Foi com essa indagação que fui parar no Teatro da Reitoria da UFPR (que, aliás, concorre ao Prêmio Bacante de Teatro com as cadeiras mais rangentes do Brasil), para assistir meu único espetáculo na mostra oficial do Festival de Curitiba. O que teria aprontado aquela turma com a Mãe Coragem e Seus Filhos, de Bertolt Brecht? Será que, afinal, eu teria a resposta para a questão do parágrafo anterior? Pois é, fui ao teatro assim como Paulo Coelho terminou sua viagem pela Sibéria ao lado da Glória Maria: cheio de dúvidas.

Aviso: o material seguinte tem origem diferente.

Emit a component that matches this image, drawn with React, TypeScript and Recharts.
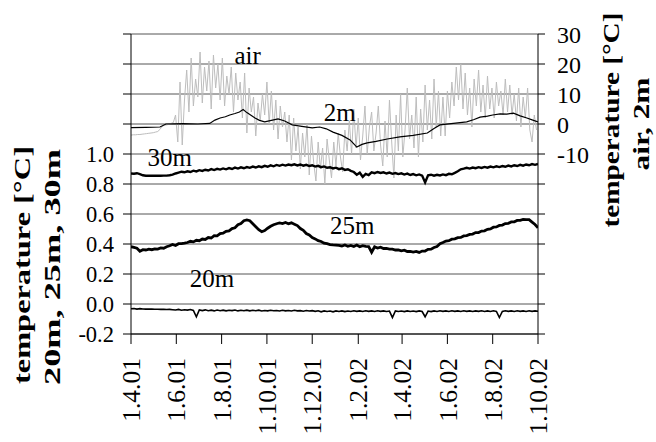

Antes mesmo do início já era possível notar algo diferente no ar, ou melhor, no palco. A tradicional carroça que seria levada pela personagem-título (interpretada por Louise Cardoso, quem propôs a montagem ao diretor Paulo de Moraes) foi convertida na fuselagem de um avião mas, ainda assim, seria uma carroça. Algo me dizia que eu veria algo um tanto diferente da montagem careta da Cia. do Latão para o Círculo de Giz Caucasiano, que apesar de sacal, foi uma das montagens de Brecht mais bem-acabadas que eu havia visto até então.

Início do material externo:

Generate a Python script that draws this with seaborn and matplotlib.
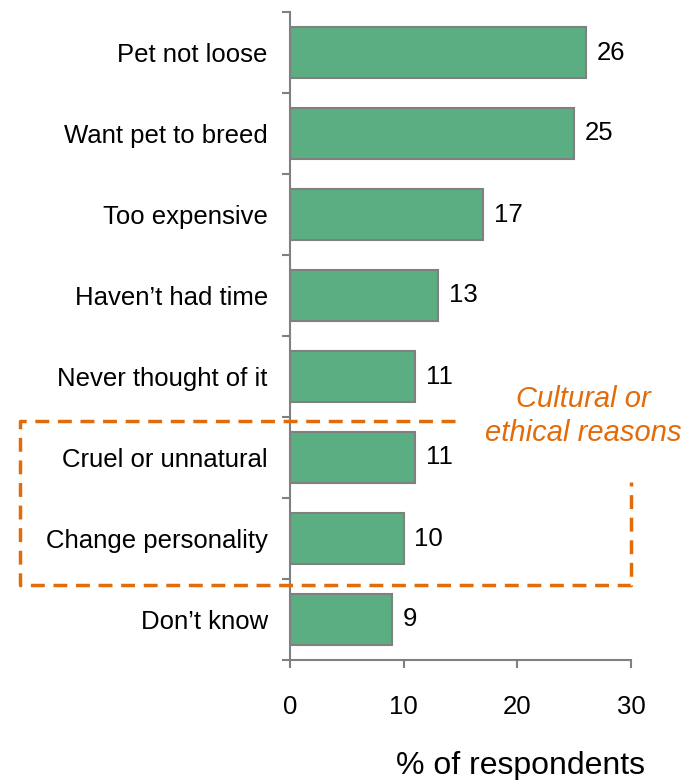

Logo no início desta Mãe Coragem, uma arqueóloga desenterrando esqueletos propunha um diálogo entre o presente e o passado em que teria acontecido a história, mas para isso talvez já fosse suficiente a própria contradição da protagonista: uma mulher que, durante uma longa guerra religiosa, atravessava os campos de batalha carregando sua carroça e alternando seu amor incondicional entre seus três filhos e o dinheiro que acumula ao se beneficiar com a batalha.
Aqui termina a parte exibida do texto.